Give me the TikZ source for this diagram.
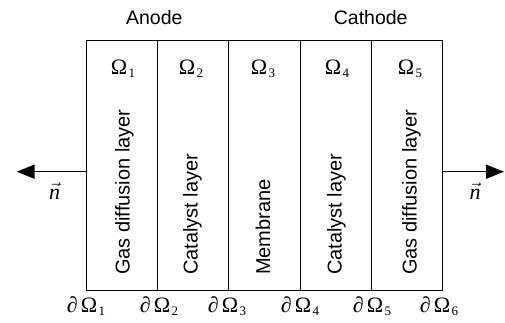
\documentclass[tikz,border=0pt]{standalone}
\usepackage{fontspec}
\setmainfont{Liberation Sans}
\newfontfamily\tms{Liberation Serif}
\newcommand\omsub[1]{{\fontsize{13}{14}\selectfont\raisebox{-3.3pt}{#1}}}
\newcommand\Om{Ω\kern1.5pt}
\newcommand\dOm{{\itshape ∂}\kern3pt Ω\kern1.5pt}
\usetikzlibrary{arrows.meta}
\begin{document}
\begin{tikzpicture}[x=1pt,y=1pt,
  cell/.style={draw, line width=1pt, minimum width=71.2pt, minimum height=250pt, inner sep=0pt, anchor=north west},
  lab/.style={rotate=90, anchor=base west, inner sep=0pt, font=\fontsize{20}{22}\selectfont},
  toplab/.style={font=\fontsize{19.5}{22}\selectfont, anchor=base, inner sep=0pt},
  mth/.style={font=\tms\fontsize{22}{24}\selectfont, anchor=base, inner sep=0pt},
  arr/.style={line width=1.5pt, -{Triangle[length=18pt,width=14pt]}}]
\useasboundingbox (0,0) rectangle (505,-322);
% cells
\node[cell] (c1) at (86,-40) {};
\node[cell] (c2) at (157.2,-40) {};
\node[cell] (c3) at (228.4,-40) {};
\node[cell] (c4) at (299.6,-40) {};
\node[cell] (c5) at (370.8,-40) {};
% header labels
\node[toplab] (anode) at (154.3,-24) {Anode};
\node[toplab] (cathode) at (370.7,-24) {Cathode};
% Omega labels
\node[mth] (o1) at (123,-74) {\Om\omsub{1}};
\node[mth] (o2) at (191,-74) {\Om\omsub{2}};
\node[mth] (o3) at (263,-74) {\Om\omsub{3}};
\node[mth] (o4) at (337,-74) {\Om\omsub{4}};
\node[mth] (o5) at (410,-74) {\Om\omsub{5}};
% rotated layer labels
\node[lab] (t1) at (129.5,-275) {Gas diffusion layer};
\node[lab] (t2) at (197.5,-275) {Catalyst layer};
\node[lab] (t3) at (270,-275) {Membrane};
\node[lab] (t4) at (341.7,-275) {Catalyst layer};
\node[lab] (t5) at (416.5,-275) {Gas diffusion layer};
% boundary labels
\node[mth] (b1) at (86,-312) {\dOm\omsub{1}};
\node[mth] (b2) at (159,-312) {\dOm\omsub{2}};
\node[mth] (b3) at (227,-312) {\dOm\omsub{3}};
\node[mth] (b4) at (300,-312) {\dOm\omsub{4}};
\node[mth] (b5) at (372,-312) {\dOm\omsub{5}};
\node[mth] (b6) at (439,-312) {\dOm\omsub{6}};
% normal arrows
\coordinate (L) at (16.7,-171.7);
\coordinate (R) at (504,-171.7);
\draw[arr] (c1.west |- L) -- (L);
\draw[arr] (c5.east |- R) -- (R);
\node[mth] (nl) at (54.7,-199) {$\vec{\mbox{\tms\itshape n}}$};
\node[mth] (nr) at (475,-199) {$\vec{\mbox{\tms\itshape n}}$};
\end{tikzpicture}
\end{document}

+ + + + + + +

# Exercise task:
Repeat the material above word for word and skip every image in it.

# Output of the task:
Give me the TikZ source for this diagram.
\documentclass[tikz,border=0pt]{standalone}
\usepackage{fontspec}
\setmainfont{Liberation Sans}
\newfontfamily\tms{Liberation Serif}
\newcommand\omsub[1]{{\fontsize{13}{14}\selectfont\raisebox{-3.3pt}{#1}}}
\newcommand\Om{Ω\kern1.5pt}
\newcommand\dOm{{\itshape ∂}\kern3pt Ω\kern1.5pt}
\usetikzlibrary{arrows.meta}
\begin{document}
\begin{tikzpicture}[x=1pt,y=1pt,
  cell/.style={draw, line width=1pt, minimum width=71.2pt, minimum height=250pt, inner sep=0pt, anchor=north west},
  lab/.style={rotate=90, anchor=base west, inner sep=0pt, font=\fontsize{20}{22}\selectfont},
  toplab/.style={font=\fontsize{19.5}{22}\selectfont, anchor=base, inner sep=0pt},
  mth/.style={font=\tms\fontsize{22}{24}\selectfont, anchor=base, inner sep=0pt},
  arr/.style={line width=1.5pt, -{Triangle[length=18pt,width=14pt]}}]
\useasboundingbox (0,0) rectangle (505,-322);
% cells
\node[cell] (c1) at (86,-40) {};
\node[cell] (c2) at (157.2,-40) {};
\node[cell] (c3) at (228.4,-40) {};
\node[cell] (c4) at (299.6,-40) {};
\node[cell] (c5) at (370.8,-40) {};
% header labels
\node[toplab] (anode) at (154.3,-24) {Anode};
\node[toplab] (cathode) at (370.7,-24) {Cathode};
% Omega labels
\node[mth] (o1) at (123,-74) {\Om\omsub{1}};
\node[mth] (o2) at (191,-74) {\Om\omsub{2}};
\node[mth] (o3) at (263,-74) {\Om\omsub{3}};
\node[mth] (o4) at (337,-74) {\Om\omsub{4}};
\node[mth] (o5) at (410,-74) {\Om\omsub{5}};
% rotated layer labels
\node[lab] (t1) at (129.5,-275) {Gas diffusion layer};
\node[lab] (t2) at (197.5,-275) {Catalyst layer};
\node[lab] (t3) at (270,-275) {Membrane};
\node[lab] (t4) at (341.7,-275) {Catalyst layer};
\node[lab] (t5) at (416.5,-275) {Gas diffusion layer};
% boundary labels
\node[mth] (b1) at (86,-312) {\dOm\omsub{1}};
\node[mth] (b2) at (159,-312) {\dOm\omsub{2}};
\node[mth] (b3) at (227,-312) {\dOm\omsub{3}};
\node[mth] (b4) at (300,-312) {\dOm\omsub{4}};
\node[mth] (b5) at (372,-312) {\dOm\omsub{5}};
\node[mth] (b6) at (439,-312) {\dOm\omsub{6}};
% normal arrows
\coordinate (L) at (16.7,-171.7);
\coordinate (R) at (504,-171.7);
\draw[arr] (c1.west |- L) -- (L);
\draw[arr] (c5.east |- R) -- (R);
\node[mth] (nl) at (54.7,-199) {$\vec{\mbox{\tms\itshape n}}$};
\node[mth] (nr) at (475,-199) {$\vec{\mbox{\tms\itshape n}}$};
\end{tikzpicture}
\end{document}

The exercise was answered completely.